Last big feedgrain uplift occurred back in 1996

Beef Central, 23/01/2014


There is a precedent for feedgrain to be shifted from one part of Australia to another during times of drought and local supply pressures, as discussed in this morning’s companion article, “Lotfeeders eye-off southern grain ‘imports’, as prices surge.”    

Historically, the 1996 drought year was probably the biggest ever shift of grain around the country, for use by the intensive livestock industry, Queensland lotfeeder Kevin Roberts says.

That year, a lot of barley was shipped to the east coast out of Fremantle, and other grain headed north from Adelaide and Melbourne.

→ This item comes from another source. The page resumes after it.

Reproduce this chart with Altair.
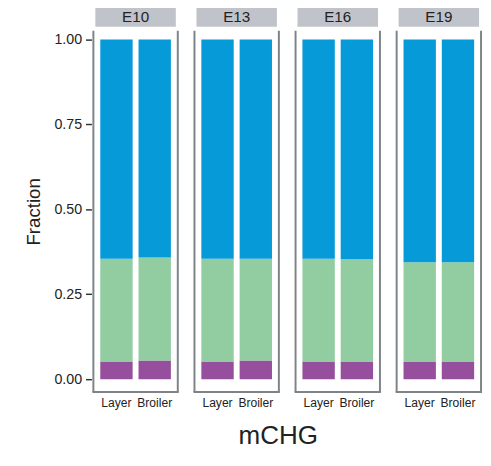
import altair as alt
import pandas as pd

stages = ["E10", "E13", "E16", "E19"]
breeds = ["Layer", "Broiler"]
components = ["Low", "Medium", "High"]
# fractions per stage/breed (order: E10 Layer, E10 Broiler, E13 Layer, ...)
low_vals = [0.052, 0.055, 0.052, 0.055, 0.052, 0.052, 0.052, 0.052]
mid_vals = [0.303, 0.303, 0.303, 0.300, 0.303, 0.301, 0.292, 0.292]
high_vals = [0.645, 0.642, 0.645, 0.645, 0.645, 0.647, 0.656, 0.656]
colors = ["#954F9D", "#91CDA1", "#069AD8"]

rows = []
i = 0
for s in stages:
    for b in breeds:
        for k, (c, vals) in enumerate(zip(components, [low_vals, mid_vals, high_vals])):
            rows.append({"stage": s, "breed": b, "comp": c, "idx": k, "frac": vals[i]})
        i += 1
df = pd.DataFrame(rows)

W, H = 86, 368
FONT = "Liberation Sans"
BORDER = "#7E8387"

bars = alt.Chart().mark_bar().encode(
    x=alt.X("breed:N", sort=breeds, title=None,
            scale=alt.Scale(paddingInner=0.154, paddingOuter=0.18),
            axis=alt.Axis(labelAngle=0, ticks=False, domain=False, labelPadding=4,
                          labelFontSize=12.3, labelColor="#222222", labelFont=FONT)),
    y=alt.Y("frac:Q", stack="zero", title="Fraction",
            scale=alt.Scale(domain=[-0.0376, 1.026], nice=False, zero=False),
            axis=alt.Axis(values=[0, 0.25, 0.5, 0.75, 1.0], format=".2f", grid=False,
                          domain=False, tickSize=6, tickWidth=1.5, tickColor="#333333",
                          labelPadding=4, labelFontSize=14.5, labelColor="#222222",
                          labelFont=FONT, titleFont=FONT, titleFontSize=19,
                          titleFontWeight="normal", titleColor="#222222", titlePadding=11)),
    color=alt.Color("comp:N", sort=components,
                    scale=alt.Scale(domain=components, range=colors), legend=None),
    order=alt.Order("idx:Q", sort="ascending"),
)

one = "datum.breed == 'Layer' && datum.comp == 'Low'"

strip = alt.Chart().mark_rect(color="#C0C4CA").encode(
    x=alt.value(2), x2=alt.value(W - 2), y=alt.value(-24), y2=alt.value(-4)
).transform_filter(one)

strip_text = alt.Chart().mark_text(font=FONT, fontSize=15.5, color="#222222",
                                   baseline="middle", align="center").encode(
    x=alt.value(W / 2), y=alt.value(-14), text="stage:N"
).transform_filter(one)

left_rule = alt.Chart().mark_rule(color=BORDER, strokeWidth=2).encode(
    x=alt.value(0), y=alt.value(0), y2=alt.value(H)
).transform_filter(one)
right_rule = alt.Chart().mark_rule(color=BORDER, strokeWidth=2).encode(
    x=alt.value(W), y=alt.value(0), y2=alt.value(H)
).transform_filter(one)
bottom_rule = alt.Chart().mark_rule(color=BORDER, strokeWidth=2).encode(
    x=alt.value(-1), x2=alt.value(W + 1), y=alt.value(H)
).transform_filter(one)

cell = alt.layer(bars, strip, strip_text, left_rule, right_rule, bottom_rule,
                 data=df).properties(width=W, height=H)

chart = cell.facet(
    column=alt.Column("stage:N", sort=stages,
                      header=alt.Header(labels=False, title=None, labelPadding=0,
                                        titlePadding=0)),
    spacing=13,
).properties(
    title=alt.TitleParams("mCHG", orient="bottom", anchor="middle", fontSize=26.5,
                          font=FONT, fontWeight="normal", color="#222222",
                          offset=15, dx=25),
    padding={"left": 16, "top": -5, "right": 0, "bottom": 0},
).configure_view(stroke=None)

chart.save("out.html", embed_options={"renderer": "svg", "actions": False})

Other grain was imported from overseas. 

“Back in 1996, Australia got down to about 7.5 million tonnes of grain – most of which was in the hands of the AWB, and already sold to overseas customers,” Mr Roberts said.

“The national stocks were basically in deficit,” he said.

“The chicken industry, for example, imported around 350,000 tonnes of grain into Newcastle in 1996. Other intensive livestock producers imported around 50,000 tonnes of corn into Brisbane, which showed AWB that while they could make the industry pay, it would not be held to ransom, and there was a limit.”

Mr Roberts said the difference this year, compared with the situation in the mid-1990s when overseas grain imports took place for intensive livestock production, was that this time, there was still plenty of grain available – but it was located in other parts of the continent.

While in theory it would still be possible to import feedgrain grain from overseas for livestock use in Australia under an existing protocol, in practise, that was not feasible, Mr Roberts said, because it would require the grain to be steam-flaked near the wharf to denature it and remove any disease threat, before being transported up-country.

Currently, no such processing facility existed close to port to allow that to happen, with the old Redbank mill near Brisbane now long-gone.

He said it was a ‘damn shame’ that the option of overseas grain import was not on the table, as the feedlot industry had fought long and hard to establish an acceptable protocol with government to provide that option – precisely for an event like this.